To control the DDS synthesizer board , a general purpose controller board with interfacing for panel switches, optical shaft encoders, serial LCD display support, CAN bus, and RS-232 was used. This is the same controller board which I used in my HF transceiver, and several other radios built by myself. Communications with the DDS synthesizer board is established using the CAN bus.

The software for the DDS synthesizer board and for the controller board was written by myself using the CCS PCD compiler in the C programming language (the source code is not available).

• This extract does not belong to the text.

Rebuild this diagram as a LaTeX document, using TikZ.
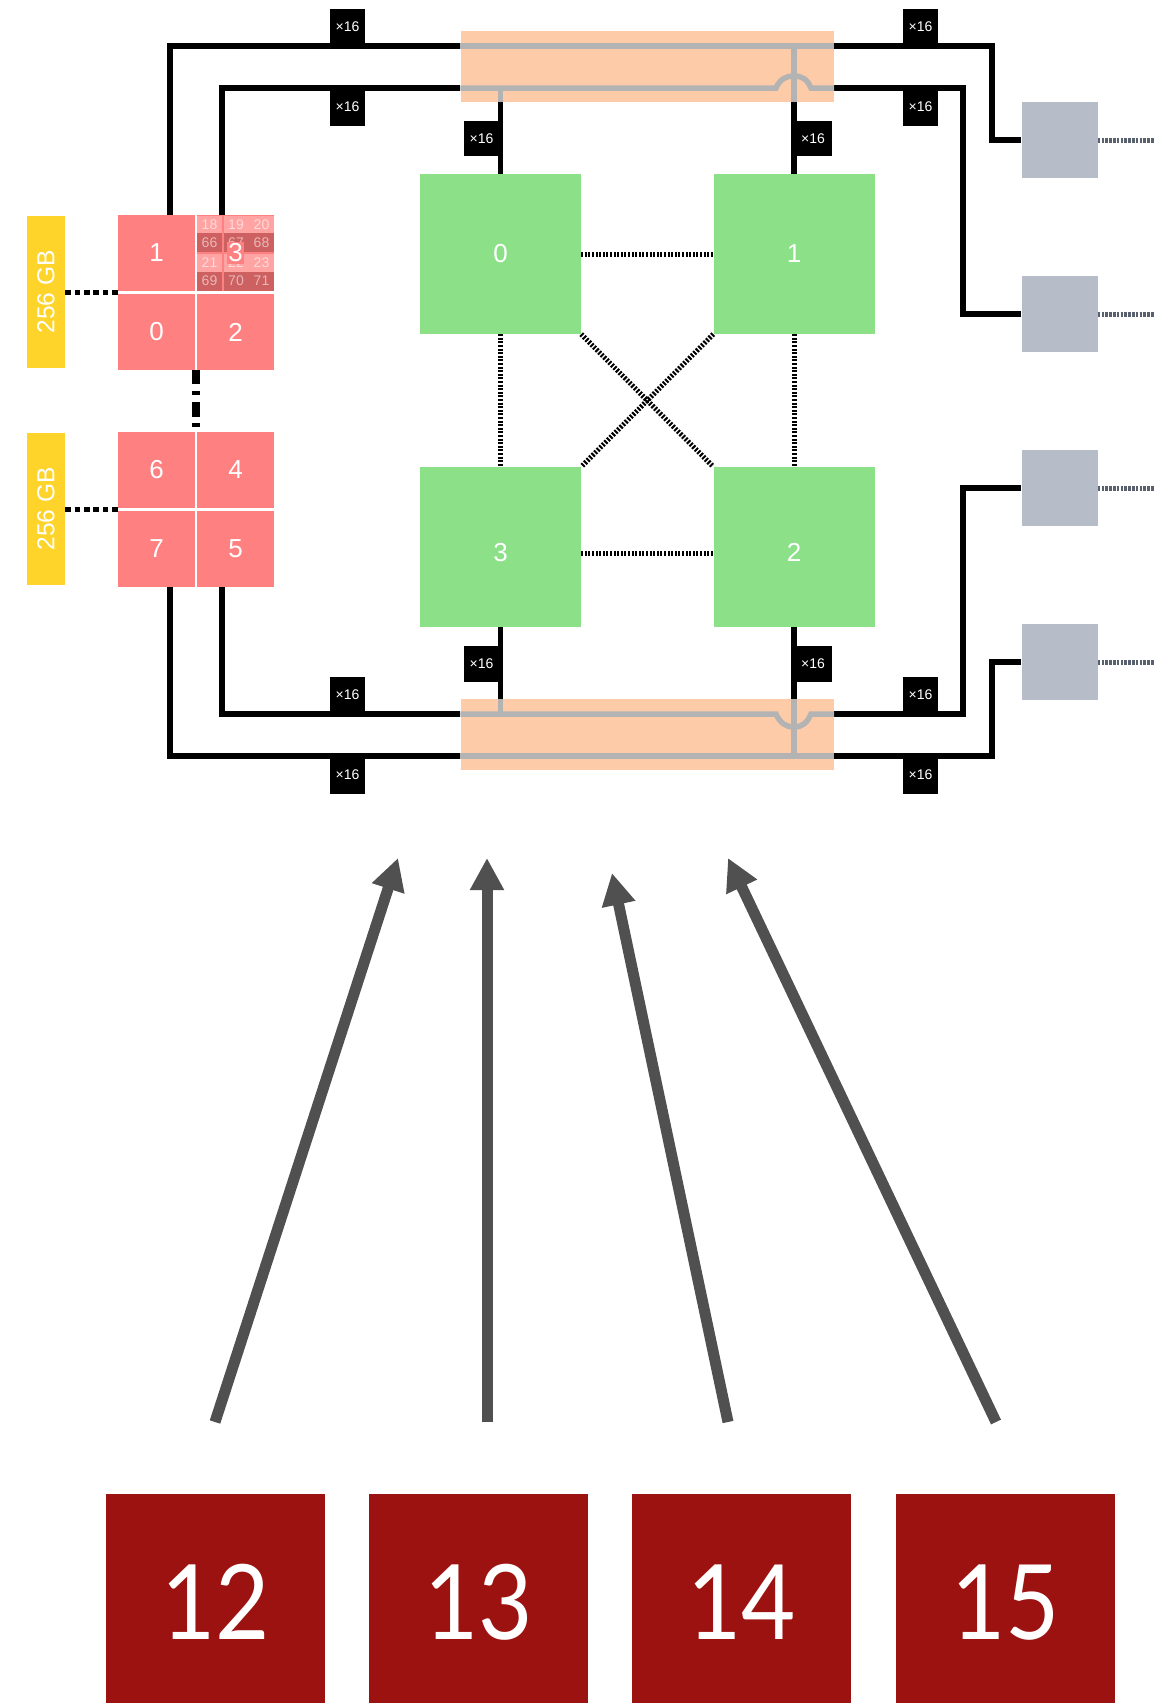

The front panel controls are fairly simple. The two-position toggle switch allows the user to adjust the step of the tuning knob, and to selectively adjust the frequency hop, start frequency, and frequency span of the spectrum analyzer. The LCD displays the pertinent information and also displays the center frequency of the swept frequency range, as a convenience.

With the default hop of 500 Hz, the spectrum analyzer will complete nearly 20 sweeps per second for a 70 KHz span. When lower sweep speeds are desired reducing the hop to something less than 500 Hz will produce proportionally slower sweeps, which are useful for resolving RTTY and SSB signals. For CW signals, a 500 Hz or 1KHz hop setting seems to work well. A hop setting of greater than 1 KHz is effectively useless, given the one-kilohertz bandwidth of the crystal filter. Increasing the span from the default of 70 KHz also has the effect of lowering the sweep speed.

The picture of the oscilloscope display at the top of this web page was captured on the 40 meter ham band in the evening. It is centered on 7.035 MHz at 7 KHz per division horizontal resolution (70KHz span, 500Hz hop), and 5 dB per division vertical resolution with an estimated noise floor of about -106 dBm.